Written instruction: Quote each line of the material verbatim, without the pictures.

━━━━━ Raw data

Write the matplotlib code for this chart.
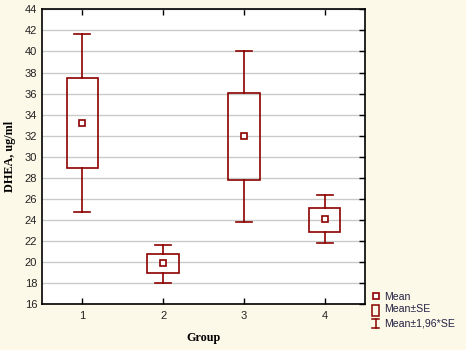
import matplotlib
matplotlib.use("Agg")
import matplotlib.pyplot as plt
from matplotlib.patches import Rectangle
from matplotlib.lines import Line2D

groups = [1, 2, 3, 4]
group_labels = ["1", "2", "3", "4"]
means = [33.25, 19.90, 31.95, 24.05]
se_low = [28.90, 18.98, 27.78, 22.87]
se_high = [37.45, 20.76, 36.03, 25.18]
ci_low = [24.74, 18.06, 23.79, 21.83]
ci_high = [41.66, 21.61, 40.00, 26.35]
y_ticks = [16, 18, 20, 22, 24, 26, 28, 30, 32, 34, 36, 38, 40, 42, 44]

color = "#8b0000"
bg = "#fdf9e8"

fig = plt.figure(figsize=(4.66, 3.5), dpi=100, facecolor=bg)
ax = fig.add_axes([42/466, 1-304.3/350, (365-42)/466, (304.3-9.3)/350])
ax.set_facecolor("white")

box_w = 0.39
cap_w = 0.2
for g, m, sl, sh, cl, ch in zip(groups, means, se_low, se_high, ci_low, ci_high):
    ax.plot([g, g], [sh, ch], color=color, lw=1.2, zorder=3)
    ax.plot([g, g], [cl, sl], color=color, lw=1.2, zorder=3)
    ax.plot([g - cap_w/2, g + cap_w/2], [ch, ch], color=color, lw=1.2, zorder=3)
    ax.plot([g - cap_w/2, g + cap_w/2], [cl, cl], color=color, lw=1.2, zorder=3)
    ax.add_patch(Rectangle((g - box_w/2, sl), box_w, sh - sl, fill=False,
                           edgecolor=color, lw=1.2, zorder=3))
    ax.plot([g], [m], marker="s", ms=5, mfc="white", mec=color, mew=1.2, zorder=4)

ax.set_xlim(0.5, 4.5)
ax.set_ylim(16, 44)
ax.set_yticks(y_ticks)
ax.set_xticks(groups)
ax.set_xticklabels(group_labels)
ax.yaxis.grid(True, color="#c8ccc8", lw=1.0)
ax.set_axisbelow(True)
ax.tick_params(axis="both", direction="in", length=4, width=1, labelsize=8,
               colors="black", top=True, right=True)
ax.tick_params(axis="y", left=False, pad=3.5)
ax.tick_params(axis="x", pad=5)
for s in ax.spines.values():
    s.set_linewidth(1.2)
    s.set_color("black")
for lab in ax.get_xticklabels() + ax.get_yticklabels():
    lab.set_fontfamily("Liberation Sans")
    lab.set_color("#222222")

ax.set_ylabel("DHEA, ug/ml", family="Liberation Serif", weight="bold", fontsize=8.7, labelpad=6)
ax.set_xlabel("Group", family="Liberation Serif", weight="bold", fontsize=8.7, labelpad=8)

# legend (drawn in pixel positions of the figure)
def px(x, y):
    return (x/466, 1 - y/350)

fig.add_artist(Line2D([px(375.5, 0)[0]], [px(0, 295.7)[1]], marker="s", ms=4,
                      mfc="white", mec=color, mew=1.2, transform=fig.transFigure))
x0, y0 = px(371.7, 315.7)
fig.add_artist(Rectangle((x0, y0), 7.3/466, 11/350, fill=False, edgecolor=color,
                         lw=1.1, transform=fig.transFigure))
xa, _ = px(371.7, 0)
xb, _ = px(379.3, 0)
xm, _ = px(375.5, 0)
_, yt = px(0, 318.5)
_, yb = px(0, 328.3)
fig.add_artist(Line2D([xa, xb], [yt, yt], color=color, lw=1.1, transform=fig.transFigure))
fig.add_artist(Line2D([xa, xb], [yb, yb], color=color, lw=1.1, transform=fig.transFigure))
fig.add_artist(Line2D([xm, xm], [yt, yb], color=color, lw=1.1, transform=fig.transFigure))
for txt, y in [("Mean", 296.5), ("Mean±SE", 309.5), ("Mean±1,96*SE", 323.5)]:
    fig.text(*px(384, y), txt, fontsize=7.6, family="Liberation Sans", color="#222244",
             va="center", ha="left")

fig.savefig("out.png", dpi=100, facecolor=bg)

━━━━━━━━━━

Completed exercise:
Write the matplotlib code for this chart.
import matplotlib
matplotlib.use("Agg")
import matplotlib.pyplot as plt
from matplotlib.patches import Rectangle
from matplotlib.lines import Line2D

groups = [1, 2, 3, 4]
group_labels = ["1", "2", "3", "4"]
means = [33.25, 19.90, 31.95, 24.05]
se_low = [28.90, 18.98, 27.78, 22.87]
se_high = [37.45, 20.76, 36.03, 25.18]
ci_low = [24.74, 18.06, 23.79, 21.83]
ci_high = [41.66, 21.61, 40.00, 26.35]
y_ticks = [16, 18, 20, 22, 24, 26, 28, 30, 32, 34, 36, 38, 40, 42, 44]

color = "#8b0000"
bg = "#fdf9e8"

fig = plt.figure(figsize=(4.66, 3.5), dpi=100, facecolor=bg)
ax = fig.add_axes([42/466, 1-304.3/350, (365-42)/466, (304.3-9.3)/350])
ax.set_facecolor("white")

box_w = 0.39
cap_w = 0.2
for g, m, sl, sh, cl, ch in zip(groups, means, se_low, se_high, ci_low, ci_high):
    ax.plot([g, g], [sh, ch], color=color, lw=1.2, zorder=3)
    ax.plot([g, g], [cl, sl], color=color, lw=1.2, zorder=3)
    ax.plot([g - cap_w/2, g + cap_w/2], [ch, ch], color=color, lw=1.2, zorder=3)
    ax.plot([g - cap_w/2, g + cap_w/2], [cl, cl], color=color, lw=1.2, zorder=3)
    ax.add_patch(Rectangle((g - box_w/2, sl), box_w, sh - sl, fill=False,
                           edgecolor=color, lw=1.2, zorder=3))
    ax.plot([g], [m], marker="s", ms=5, mfc="white", mec=color, mew=1.2, zorder=4)

ax.set_xlim(0.5, 4.5)
ax.set_ylim(16, 44)
ax.set_yticks(y_ticks)
ax.set_xticks(groups)
ax.set_xticklabels(group_labels)
ax.yaxis.grid(True, color="#c8ccc8", lw=1.0)
ax.set_axisbelow(True)
ax.tick_params(axis="both", direction="in", length=4, width=1, labelsize=8,
               colors="black", top=True, right=True)
ax.tick_params(axis="y", left=False, pad=3.5)
ax.tick_params(axis="x", pad=5)
for s in ax.spines.values():
    s.set_linewidth(1.2)
    s.set_color("black")
for lab in ax.get_xticklabels() + ax.get_yticklabels():
    lab.set_fontfamily("Liberation Sans")
    lab.set_color("#222222")

ax.set_ylabel("DHEA, ug/ml", family="Liberation Serif", weight="bold", fontsize=8.7, labelpad=6)
ax.set_xlabel("Group", family="Liberation Serif", weight="bold", fontsize=8.7, labelpad=8)

# legend (drawn in pixel positions of the figure)
def px(x, y):
    return (x/466, 1 - y/350)

fig.add_artist(Line2D([px(375.5, 0)[0]], [px(0, 295.7)[1]], marker="s", ms=4,
                      mfc="white", mec=color, mew=1.2, transform=fig.transFigure))
x0, y0 = px(371.7, 315.7)
fig.add_artist(Rectangle((x0, y0), 7.3/466, 11/350, fill=False, edgecolor=color,
                         lw=1.1, transform=fig.transFigure))
xa, _ = px(371.7, 0)
xb, _ = px(379.3, 0)
xm, _ = px(375.5, 0)
_, yt = px(0, 318.5)
_, yb = px(0, 328.3)
fig.add_artist(Line2D([xa, xb], [yt, yt], color=color, lw=1.1, transform=fig.transFigure))
fig.add_artist(Line2D([xa, xb], [yb, yb], color=color, lw=1.1, transform=fig.transFigure))
fig.add_artist(Line2D([xm, xm], [yt, yb], color=color, lw=1.1, transform=fig.transFigure))
for txt, y in [("Mean", 296.5), ("Mean±SE", 309.5), ("Mean±1,96*SE", 323.5)]:
    fig.text(*px(384, y), txt, fontsize=7.6, family="Liberation Sans", color="#222244",
             va="center", ha="left")

fig.savefig("out.png", dpi=100, facecolor=bg)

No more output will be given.